Just a final shot of Devon, this yellow cottage was owned by a little old lady called Gladys who my mum used to go up and down to in her final years, but it never looked as good as it does now :-). The village had a scarecrow competition and their entry is in the top window.

Friday, 2 August 2013

Dreamy Devon

I am having fun getting online, but that has been the only problem with being in the sunny and restful Devon. The sun has been almost too much, but the rain has been welcome. I have been taking pics and walking, and more walking! Even spent some nights under canvas on the Isle of Purbeck, wandered and enjoyed, and wished I had packed more chairs! The sun on the sea, the blue blue skies, I have no need of work or being at home (yet).
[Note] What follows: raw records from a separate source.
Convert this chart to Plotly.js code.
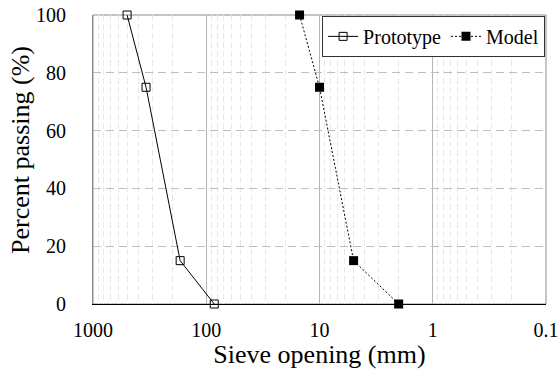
<!DOCTYPE html>
<html>
<head>
<meta charset="utf-8">
<script src="https://cdn.plot.ly/plotly-3.0.1.min.js"></script>
<style>
  html, body { margin: 0; padding: 0; background: #fff; }
  #chart { width: 559px; height: 369px; }
</style>
</head>
<body>
<div id="chart"></div>
<script>
// Grain-size distribution curves
const seriesNames = ["Prototype", "Model"];
const prototypeSize = [500, 340, 170, 85];      // sieve opening, mm
const prototypePassing = [100, 75, 15, 0];      // percent passing
const modelSize = [15, 10, 5, 2];               // sieve opening, mm
const modelPassing = [100, 75, 15, 0];          // percent passing
const xTickVals = [1000, 100, 10, 1, 0.1];
const xTickText = ["1000", "100", "10", "1", "0.1"];
const yTickVals = [0, 20, 40, 60, 80, 100];

const serif = "'Times New Roman', 'Liberation Serif', serif";

const traces = [
  {
    name: seriesNames[0],
    x: prototypeSize,
    y: prototypePassing,
    type: "scatter",
    mode: "lines+markers",
    line: { color: "#000", width: 1 },
    marker: { symbol: "square-open", size: 8, color: "#000", line: { width: 1, color: "#000" } },
    cliponaxis: false
  },
  {
    name: seriesNames[1],
    x: modelSize,
    y: modelPassing,
    type: "scatter",
    mode: "lines+markers",
    line: { color: "#000", width: 1, dash: "2px,2px" },
    marker: { symbol: "square", size: 9, color: "#000" },
    cliponaxis: false
  }
];

const layout = {
  width: 559,
  height: 369,
  margin: { l: 93, r: 13, t: 15, b: 65 },
  paper_bgcolor: "#fff",
  plot_bgcolor: "#fff",
  font: { family: serif, color: "#000", size: 20 },
  showlegend: true,
  legend: {
    orientation: "h",
    x: 0.998, xanchor: "right",
    y: 0.997, yanchor: "top",
    bgcolor: "#fff",
    bordercolor: "#333",
    borderwidth: 1,
    font: { family: serif, size: 20, color: "#000" },
    itemwidth: 30
  },
  xaxis: {
    type: "log",
    range: [3, -1],
    tickvals: xTickVals,
    ticktext: xTickText,
    showgrid: true,
    gridcolor: "#b4b4b4",
    gridwidth: 1,
    minor: { dtick: "D1", showgrid: true, gridcolor: "#e8e8e8", griddash: "6px,3px", gridwidth: 1 },
    showline: true,
    linecolor: "#000",
    linewidth: 1,
    zeroline: false,
    ticks: "",
    ticklabelstandoff: 8,
    tickfont: { family: serif, size: 20, color: "#000" },
    title: { text: "Sieve opening (mm)", font: { family: serif, size: 26, color: "#000" }, standoff: 2 }
  },
  yaxis: {
    range: [0, 100],
    tickvals: yTickVals,
    showgrid: true,
    gridcolor: "#bdbdbd",
    griddash: "8px,5px",
    gridwidth: 1,
    showline: true,
    linecolor: "#8c8c8c",
    linewidth: 1,
    zeroline: false,
    ticks: "",
    ticklabelstandoff: 22,
    tickfont: { family: serif, size: 20, color: "#000" }
  },
  annotations: [
    {
      // y-axis title, set slightly above the plot's vertical centre
      text: "Percent passing (%)",
      textangle: -90,
      xref: "paper", yref: "paper",
      x: -0.159, y: 0.533,
      xanchor: "center", yanchor: "middle",
      showarrow: false,
      font: { family: serif, size: 26, color: "#000" }
    }
  ],
  shapes: [
    {
      type: "rect", xref: "paper", yref: "paper",
      x0: 0, x1: 1, y0: 0, y1: 1,
      line: { color: "#8c8c8c", width: 1 },
      layer: "below"
    }
  ]
};

Plotly.newPlot("chart", traces, layout, { staticPlot: true, displayModeBar: false });
</script>
</body>
</html>
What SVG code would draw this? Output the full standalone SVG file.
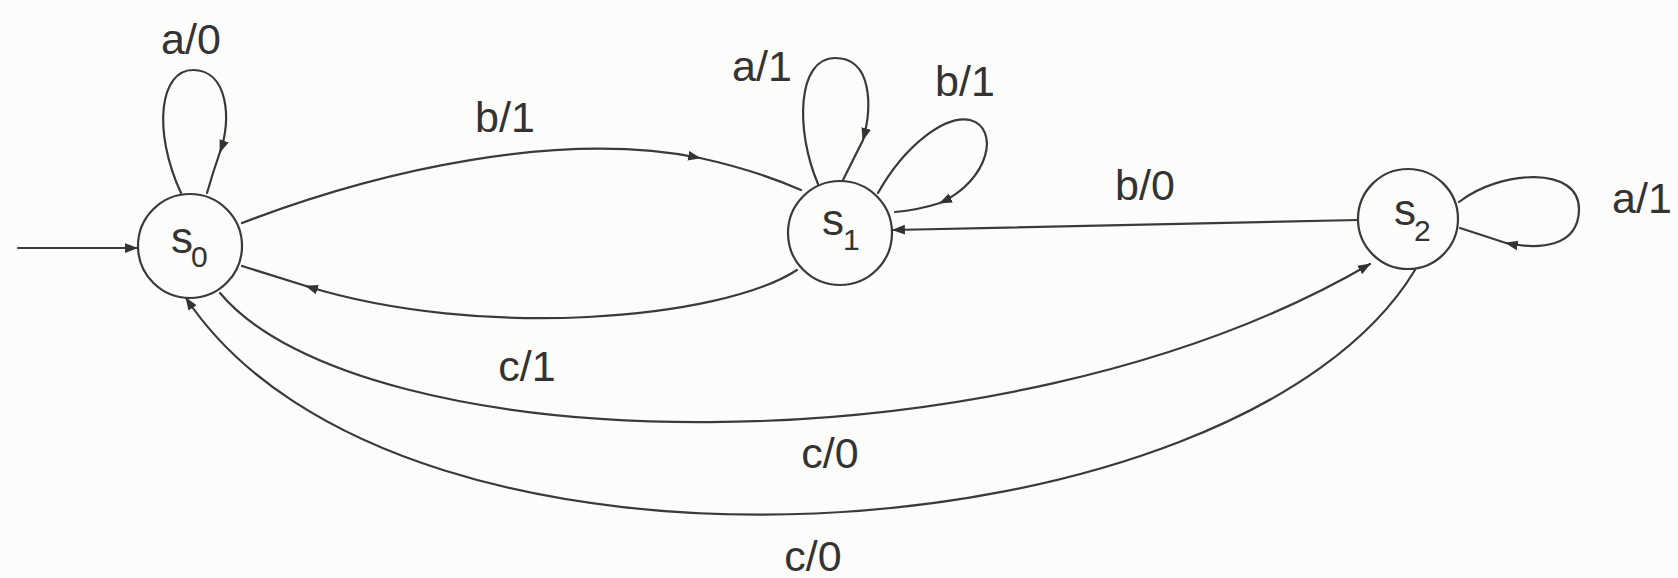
<svg xmlns="http://www.w3.org/2000/svg" width="1678" height="578" viewBox="0 0 1678 578">
<style>
.bg{fill:#fcfcfb}
.st{fill:none;stroke:#3a3a3a;stroke-width:2.2}
.lbl{font-family:"Liberation Sans",Arial,sans-serif;font-size:43px;fill:#333;text-anchor:middle}
.nl{font-family:"Liberation Sans",Arial,sans-serif;font-size:44px;fill:#333}
.sub{font-size:30px}
.c{fill:none;stroke:#3a3a3a;stroke-width:2.2;stroke-linecap:round}
.a{marker-end:url(#ah)}
</style>
<defs>
<marker id="ah" viewBox="0 0 12 10" refX="11" refY="5" markerWidth="13" markerHeight="11" markerUnits="userSpaceOnUse" orient="auto">
<path d="M0,0.5 L12,5 L0,9.5 Z" fill="#333"/>
</marker>
</defs>
<rect class="bg" x="0" y="0" width="1678" height="578"/>
<g id="connectors">
<path class="c a" d="M18 248 L137 248"/>
<path class="c a" d="M181 193 C152 130 160 70 193 70 C228 70 232 120 220 152"/>
<path class="c" d="M220 152 Q213 172 207 193"/>
<path class="c a" d="M242 223 C380 170 560 130 700 158"/>
<path class="c" d="M700 158 Q755 170 801 190"/>
<path class="c a" d="M797 270 C720 320 480 340 306 286"/>
<path class="c" d="M306 286 L242 266"/>
<path class="c a" d="M220 293 C360 460 1000 480 1370 264"/>
<path class="c a" d="M1415 270 C1240 560 400 620 186 298"/>
<path class="c a" d="M1358 220 L893 230"/>
<path class="c a" d="M818 184 C795 130 797 58 835 58 C873 58 872 108 863 140"/>
<path class="c" d="M863 140 L843 180"/>
<path class="c a" d="M878 193 C905 145 945 115 970 120 C1000 128 990 180 940 203"/>
<path class="c" d="M940 203 Q918 210 895 212"/>
<path class="c a" d="M1459 202 C1500 170 1580 165 1579 210 C1578 247 1540 250 1506 243"/>
<path class="c" d="M1506 243 L1460 228"/>
<text class="lbl" x="191" y="54">a/0</text>
<text class="lbl" x="505" y="132">b/1</text>
<text class="lbl" x="762" y="81">a/1</text>
<text class="lbl" x="965" y="96">b/1</text>
<text class="lbl" x="1145" y="200">b/0</text>
<text class="lbl" x="1642" y="213">a/1</text>
<text class="lbl" x="527" y="381">c/1</text>
<text class="lbl" x="830" y="468">c/0</text>
<text class="lbl" x="813" y="571">c/0</text>
</g>
<g id="s0">
<circle class="st" cx="190" cy="246" r="52"/>
<text class="nl" x="171" y="253">s<tspan class="sub" dx="-2" dy="14">0</tspan></text>
</g>
<g id="s1">
<circle class="st" cx="840" cy="233" r="52"/>
<text class="nl" x="822" y="235">s<tspan class="sub" dx="-1" dy="15">1</tspan></text>
</g>
<g id="s2">
<circle class="st" cx="1408" cy="219" r="50"/>
<text class="nl" x="1394" y="225">s<tspan class="sub" dx="-2" dy="16">2</tspan></text>
</g>
</svg>
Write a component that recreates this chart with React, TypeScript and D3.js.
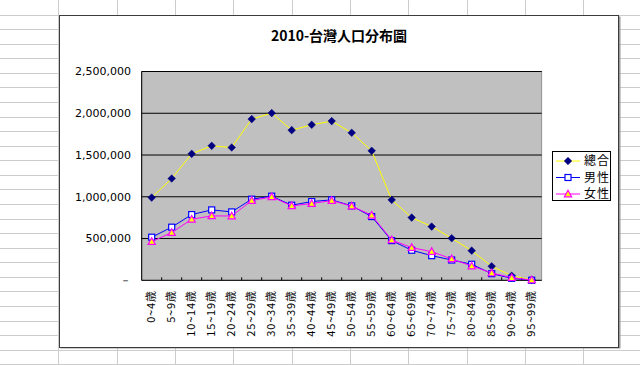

I am now in the last few days of away time and I am starting to wonder what is awaiting me, I have been and looked in on my emails but there are many, and my patience is not needing the challenge. I am checking my online world in the pub down the road and have nearly finished my pint. My teens will be asking 'what's for tea!' and my latest wash load will need hanging out. I will be posting more when I get back and in the groove but until then I shall go back to my restful sunshine and my dreamy Devon.

I can recommended the Norden campsite which was fab, not expensive and great facilities! I will get pictures up when I get a computer which connects and takes my sd card :-).